Market Basket Analysis is a useful tool for retailers who want to better understand the relationships between the products that people buy. There are many tools that can be applied when carrying out MBA and the trickiest aspects to the analysis are setting the confidence and support thresholds in the Apriori algorithm and identifying which rules are worth pursuing. Typically the latter is done by measuring the rules in terms of metrics that summarise how interesting they are, using visualisation techniques and also more formal multivariate statistics. Ultimately the key to MBA is to extract value from your transaction data by building up an understanding of the needs of your consumers.
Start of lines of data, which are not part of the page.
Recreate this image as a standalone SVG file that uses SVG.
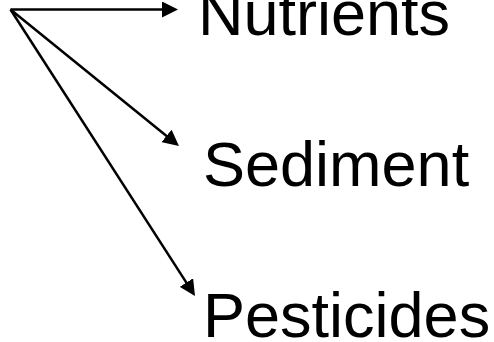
<svg xmlns="http://www.w3.org/2000/svg" width="494" height="342" viewBox="0 0 494 342">
  <style>
    .conn { stroke: #000; stroke-width: 2.5; fill: none; marker-end: url(#arrow); }
    .label { font-family: "Liberation Sans", Arial, sans-serif; font-size: 63px; fill: #000; }
  </style>
  <defs>
    <marker id="arrow" viewBox="0 0 16 16" markerWidth="16" markerHeight="16" refX="6" refY="8" orient="auto" markerUnits="userSpaceOnUse">
      <path d="M0,0 L16,8 L0,16 Z" fill="#000"/>
    </marker>
  </defs>
  <rect width="494" height="342" fill="#fff"/>
  <g id="connectors">
    <path class="conn" d="M10.5,9.5 L168,9.5"/>
    <path class="conn" d="M10.5,9.5 L171.2,139.7"/>
    <path class="conn" d="M10.5,9.5 L189.6,287.6"/>
  </g>
  <g id="nutrients"><text class="label" x="198" y="35">Nutrients</text></g>
  <g id="sediment"><text class="label" x="203" y="186">Sediment</text></g>
  <g id="pesticides"><text class="label" x="203" y="337">Pesticides</text></g>
</svg>
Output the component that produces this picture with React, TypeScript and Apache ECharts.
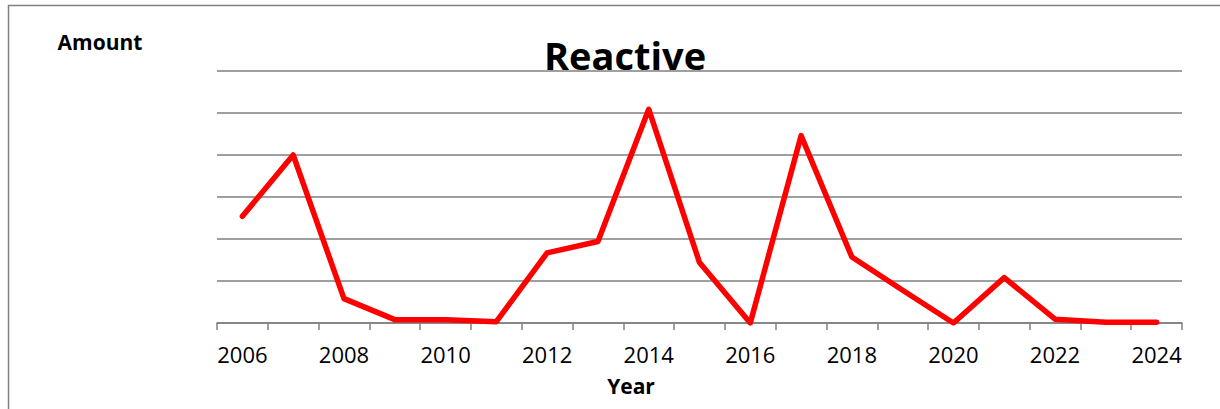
import React, { useEffect, useRef } from "react";
import * as echarts from "echarts";

const years = ["2006","2007","2008","2009","2010","2011","2012","2013","2014","2015","2016","2017","2018","2019","2020","2021","2022","2023","2024"];
const reactive = [2.54, 4.0, 0.58, 0.08, 0.08, 0.03, 1.67, 1.94, 5.09, 1.44, 0.0, 4.46, 1.57, 0.78, 0.0, 1.08, 0.09, 0.02, 0.02];
const titleText = "Reactive";
const yAxisTitle = "Amount";
const xAxisTitle = "Year";

const FONT = "'Open Sans'";

export default function App() {
  const ref = useRef<HTMLDivElement>(null);
  useEffect(() => {
    if (!ref.current) return;
    const chart = echarts.init(ref.current, null, { renderer: "svg" });
    chart.setOption({
      animation: false,
      backgroundColor: "#ffffff",
      grid: { left: 217, right: 38, top: 71, bottom: 86, containLabel: false },
      xAxis: {
        type: "category",
        data: years,
        boundaryGap: true,
        axisLine: { lineStyle: { color: "#7f7f7f", width: 1.5 } },
        axisTick: { show: true, interval: 0, length: 7, lineStyle: { color: "#7f7f7f", width: 1.5 } },
        axisLabel: { interval: 1, color: "#000", fontSize: 22, fontFamily: FONT, margin: 20 },
        splitLine: { show: false },
      },
      yAxis: {
        type: "value",
        min: 0,
        max: 6,
        interval: 1,
        axisLine: { show: false },
        axisTick: { show: false },
        axisLabel: { show: false },
        splitLine: { lineStyle: { color: "#7f7f7f", width: 1.5 } },
      },
      series: [
        {
          type: "line",
          data: reactive,
          symbol: "none",
          lineStyle: { color: "#ff0000", width: 5.5, cap: "round", join: "round" },
        },
      ],
      graphic: [
        {
          type: "rect",
          shape: { x: 8.5, y: 5.5, width: 1400, height: 600 },
          style: { fill: "none", stroke: "#7f7f7f", lineWidth: 1.5 },
          silent: true,
        },
        {
          type: "text",
          x: 625,
          y: 55,
          style: { text: titleText, fontSize: 38, fontWeight: "bold", fontFamily: FONT, fill: "#000", textAlign: "center", textVerticalAlign: "middle" },
        },
        {
          type: "text",
          x: 100,
          y: 42,
          style: { text: yAxisTitle, fontSize: 21, fontWeight: "bold", fontFamily: FONT, fill: "#000", textAlign: "center", textVerticalAlign: "middle" },
        },
        {
          type: "text",
          x: 631,
          y: 386,
          style: { text: xAxisTitle, fontSize: 21, fontWeight: "bold", fontFamily: FONT, fill: "#000", textAlign: "center", textVerticalAlign: "middle" },
        },
      ],
    });
    return () => chart.dispose();
  }, []);
  return <div ref={ref} style={{ position: "absolute", left: 0, top: 0, width: 1220, height: 409 }} />;
}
This type of information is invaluable if you are interested in marketing activities such as cross-selling or targeted campaigns.

If you’d like to find out more about how to analyse your transaction data, please contact us and we’d be happy to help.

R Code

library("arules")

library("arulesViz")

 

#Load data set:

data("Groceries")

summary(Groceries)

#Look at data:

inspect(Groceries[1])

LIST(Groceries)[1]

 

#Calculate rules using apriori algorithm and specifying support and confidence thresholds:

rules = apriori(Groceries, parameter=list(support=0.001, confidence=0.5))

#Inspect the top 5 rules in terms of lift:

inspect(head(sort(rules, by ="lift"),5))

#Plot a frequency plot:

itemFrequencyPlot(Groceries, topN = 25)

 

#Scatter plot of rules:

library("RColorBrewer")

plot(rules,control=list(col=brewer.pal(11,"Spectral")),main="")

#Rules with high lift typically have low support.

#The most interesting rules reside on the support/confidence border which can be clearly seen in this plot.

 

#Plot graph-based visualisation:

subrules2 <- head(sort(rules, by="lift"), 10)

plot(subrules2, method="graph",control=list(type="items",main=""))